Photoreceptor Susceptibility to Ferroptosis: Membrane Lipids, Mitochondria, and Retinal Pigment Epithelium–Photoreceptor Coupling

Photoreceptor (PR) degeneration is a shared pathological feature of multiple blinding retinal diseases. This review examines the mechanisms underlying PR vulnerability to lipid-peroxidation-driven injury, with emphasis on three interconnected features: the marked enrichment of docosahexaenoic acid (DHA) and other polyunsaturated fatty acids (PUFAs) in PR outer-segment disc membranes; the chronically high metabolic demand of PRs and the specialized spatial organization of their mitochondria; and retinal pigment epithelium (RPE)–PR metabolic coupling, including outer-segment renewal and phagocytic turnover, glucose transport and lactate shuttling, and the visual cycle.
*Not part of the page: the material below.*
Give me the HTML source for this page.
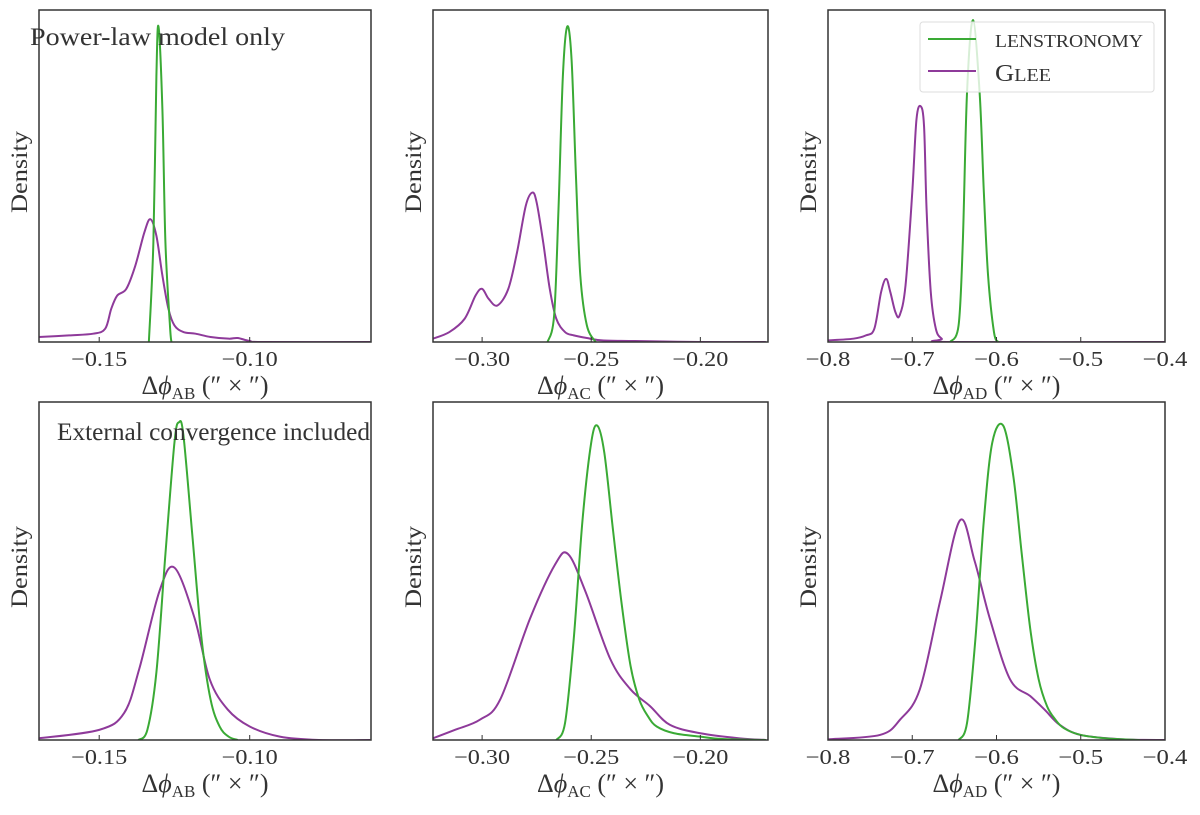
<!DOCTYPE html>
<html><head><meta charset="utf-8"><style>
body{margin:0;background:#fff}
svg text{font-family:"Liberation Serif",serif;fill:#333}
</style></head><body>
<svg id="chart" width="1200" height="810" xmlns="http://www.w3.org/2000/svg"></svg>
<script>
// Panel x-ranges and ticks
const panelXMin=[-0.17,-0.3225,-0.8,-0.17,-0.3225,-0.8];
const panelXMax=[-0.0597,-0.169,-0.4,-0.0597,-0.169,-0.4];
const tickVals=[[-0.15,-0.10],[-0.30,-0.25,-0.20],[-0.8,-0.7,-0.6,-0.5,-0.4],[-0.15,-0.10],[-0.30,-0.25,-0.20],[-0.8,-0.7,-0.6,-0.5,-0.4]];
const tickLabels=[["−0.15","−0.10"],["−0.30","−0.25","−0.20"],["−0.8","−0.7","−0.6","−0.5","−0.4"],["−0.15","−0.10"],["−0.30","−0.25","−0.20"],["−0.8","−0.7","−0.6","−0.5","−0.4"]];
const subs=["AB","AC","AD","AB","AC","AD"];
// Density series (x values, relative density)
const lensX=[
[-0.1335,-0.132,-0.131,-0.1303,-0.129,-0.128,-0.1265,-0.126],
[-0.270,-0.267,-0.265,-0.263,-0.261,-0.259,-0.257,-0.255,-0.252,-0.248],
[-0.655,-0.645,-0.64,-0.635,-0.628,-0.62,-0.615,-0.61,-0.603,-0.598],
[-0.137,-0.134,-0.131,-0.128,-0.125,-0.1235,-0.122,-0.119,-0.116,-0.113,-0.110,-0.107,-0.104],
[-0.266,-0.262,-0.258,-0.254,-0.250,-0.2472,-0.244,-0.240,-0.236,-0.232,-0.228,-0.224,-0.220,-0.212,-0.200,-0.19,-0.17],
[-0.645,-0.635,-0.625,-0.615,-0.605,-0.592,-0.58,-0.57,-0.56,-0.55,-0.54,-0.53,-0.52,-0.50,-0.47,-0.43]];
const lensY=[
[0,0.3,0.8,0.95,0.7,0.3,0.05,0],
[0,0.08,0.4,0.8,0.95,0.85,0.5,0.2,0.05,0],
[0,0.05,0.3,0.75,0.97,0.75,0.45,0.2,0.03,0],
[0,0.03,0.2,0.55,0.88,0.94,0.9,0.6,0.3,0.12,0.04,0.01,0],
[0,0.05,0.3,0.65,0.88,0.93,0.85,0.62,0.4,0.22,0.12,0.07,0.04,0.02,0.01,0.003,0],
[0,0.05,0.3,0.65,0.88,0.93,0.78,0.55,0.33,0.18,0.1,0.06,0.035,0.015,0.005,0]];
const gleeX=[
[-0.17,-0.16,-0.152,-0.148,-0.146,-0.144,-0.141,-0.138,-0.135,-0.133,-0.131,-0.129,-0.127,-0.125,-0.122,-0.118,-0.113,-0.107,-0.104,-0.10,-0.095,-0.06],
[-0.3225,-0.315,-0.308,-0.303,-0.300,-0.297,-0.293,-0.288,-0.284,-0.280,-0.277,-0.275,-0.272,-0.269,-0.266,-0.262,-0.258,-0.252,-0.245,-0.23,-0.2,-0.17],
[-0.8,-0.77,-0.755,-0.745,-0.737,-0.731,-0.726,-0.72,-0.715,-0.708,-0.700,-0.695,-0.690,-0.686,-0.683,-0.678,-0.672,-0.665,-0.655,-0.4],
[-0.17,-0.15,-0.1417,-0.1367,-0.13,-0.125,-0.1183,-0.1133,-0.1073,-0.1,-0.09,-0.077,-0.06],
[-0.3225,-0.3124,-0.301,-0.2917,-0.278,-0.2665,-0.2606,-0.2527,-0.2413,-0.232,-0.223,-0.214,-0.2,-0.182,-0.17],
[-0.8,-0.7383,-0.7145,-0.691,-0.667,-0.6433,-0.626,-0.608,-0.584,-0.56,-0.543,-0.525,-0.5,-0.45,-0.4]];
const gleeY=[
[0.015,0.02,0.025,0.04,0.10,0.14,0.16,0.23,0.33,0.37,0.32,0.2,0.1,0.05,0.03,0.025,0.015,0.01,0.012,0.003,0,0],
[0.01,0.03,0.07,0.14,0.16,0.13,0.11,0.16,0.27,0.41,0.45,0.42,0.3,0.16,0.07,0.03,0.02,0.012,0.005,0.003,0,0],
[0.005,0.01,0.02,0.04,0.15,0.19,0.15,0.09,0.08,0.17,0.45,0.67,0.71,0.65,0.4,0.15,0.04,0.01,0,0],
[0.005,0.03,0.08,0.21,0.44,0.51,0.36,0.18,0.09,0.04,0.01,0,0],
[0.005,0.03,0.06,0.12,0.36,0.52,0.55,0.44,0.24,0.15,0.1,0.045,0.02,0.005,0],
[0.002,0.015,0.06,0.15,0.41,0.65,0.53,0.36,0.18,0.13,0.09,0.045,0.015,0.002,0]];

const NS="http://www.w3.org/2000/svg";
const svg=document.getElementById('chart');
function mk(tag,attrs,parent){const e=document.createElementNS(NS,tag);for(const k in attrs)e.setAttribute(k,attrs[k]);(parent||svg).appendChild(e);return e;}
const colsL=[39,433,828], colsR=[371,768,1165];
const rowsT=[10,402], rowsB=[342,740];
function smoothPath(pts){let d=`M${pts[0][0]},${pts[0][1]}`;for(let i=0;i<pts.length-1;i++){const p0=pts[Math.max(0,i-1)],p1=pts[i],p2=pts[i+1],p3=pts[Math.min(pts.length-1,i+2)];const c1=[p1[0]+(p2[0]-p0[0])/6,p1[1]+(p2[1]-p0[1])/6],c2=[p2[0]-(p3[0]-p1[0])/6,p2[1]-(p3[1]-p1[1])/6];d+=` C${c1[0]},${c1[1]} ${c2[0]},${c2[1]} ${p2[0]},${p2[1]}`;}return d;}
for(let p=0;p<6;p++){
  const c=p%3,r=Math.floor(p/3);
  const L=colsL[c],R=colsR[c],T=rowsT[r],B=rowsB[r];
  const xs=v=>L+(v-panelXMin[p])/(panelXMax[p]-panelXMin[p])*(R-L);
  const ys=v=>B-v*(B-T);
  const g=mk('g',{});
  
  
  const clipId='clip'+p;
  const cp=mk('clipPath',{id:clipId},g);mk('rect',{x:L,y:T,width:R-L,height:B-T},cp);
  const series=[[gleeX[p],gleeY[p],'#8e3a9a','glee-curve'],[lensX[p],lensY[p],'#3aaa35','lenstronomy-curve']];
  for(const s of series){
    const pts=s[0].map((v,i)=>[xs(v),ys(s[1][i])]);
    const path=mk('path',{d:smoothPath(pts),fill:'none',stroke:s[2],'stroke-width':2,'clip-path':`url(#${clipId})`},g);
    
    
  }
  const fr=mk('rect',{x:L,y:T,width:R-L,height:B-T,fill:'none',stroke:'#333','stroke-width':1.5},g);
  
  
  tickVals[p].forEach((v,i)=>{
    const x=xs(v);
    mk('line',{x1:x,x2:x,y1:B,y2:B-5,stroke:'#333','stroke-width':1},g);
    const lab=tickLabels[p][i];
    const t=mk('text',{x:x,y:B+24,'text-anchor':'middle','font-size':21,textLength:lab.length*11.2,lengthAdjust:'spacingAndGlyphs'},g);
    t.textContent=lab;
    
    
  });
  const xl=mk('text',{x:(L+R)/2,y:B+52,'text-anchor':'middle','font-size':26},g);
  xl.innerHTML=`Δ<tspan font-style="italic">ϕ</tspan><tspan font-size="17" dy="5">${subs[p]}</tspan><tspan dy="-5"> (″ × ″)</tspan>`;
  
  
  const yl=mk('text',{x:0,y:0,'text-anchor':'middle','font-size':23,textLength:82,lengthAdjust:'spacingAndGlyphs',transform:`translate(${L-12},${(T+B)/2-4}) rotate(-90)`},g);
  yl.textContent='Density';
  
  
}
const a1=mk('text',{x:30,y:45,'font-size':25,textLength:255,lengthAdjust:'spacingAndGlyphs'});a1.textContent='Power-law model only';


const a2=mk('text',{x:57,y:440,'font-size':25,textLength:313,lengthAdjust:'spacingAndGlyphs'});a2.textContent='External convergence included';


const lg=mk('g',{});


mk('rect',{x:920,y:22,width:234,height:70,rx:3,fill:'rgba(255,255,255,0.8)',stroke:'#ddd'},lg);
mk('line',{x1:928,x2:976,y1:39,y2:39,stroke:'#3aaa35','stroke-width':2},lg);
mk('line',{x1:928,x2:976,y1:71,y2:71,stroke:'#8e3a9a','stroke-width':2},lg);
const l1=mk('text',{x:995,y:47,'font-size':18,textLength:148,lengthAdjust:'spacingAndGlyphs'},lg);l1.textContent='LENSTRONOMY';


const l2=mk('text',{x:995,y:81,'font-size':24,textLength:56,lengthAdjust:'spacingAndGlyphs'},lg);l2.innerHTML='G<tspan font-size="18">LEE</tspan>';


</script>
</body></html>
We also summarize antioxidant defense systems centered on the cystine/glutamate antiporter (xCT)–glutathione (GSH)–glutathione peroxidase 4 (GPX4) axis and mitochondrial GPX4 (mtGPX4), which restrict iron-dependent lipid peroxidation in PRs. We propose that highly oxidizable membrane lipid substrates, mitochondrial homeostatic imbalance, and impaired RPE–PR metabolic coupling may collectively shape PR susceptibility to ferroptosis-associated injury. From a therapeutic perspective, this framework supports multitarget strategies designed to interrupt lipid-peroxidation propagation, stabilize mitochondrial redox homeostasis and quality-control mechanisms, and restore RPE–PR metabolic support and local iron-buffering capacity.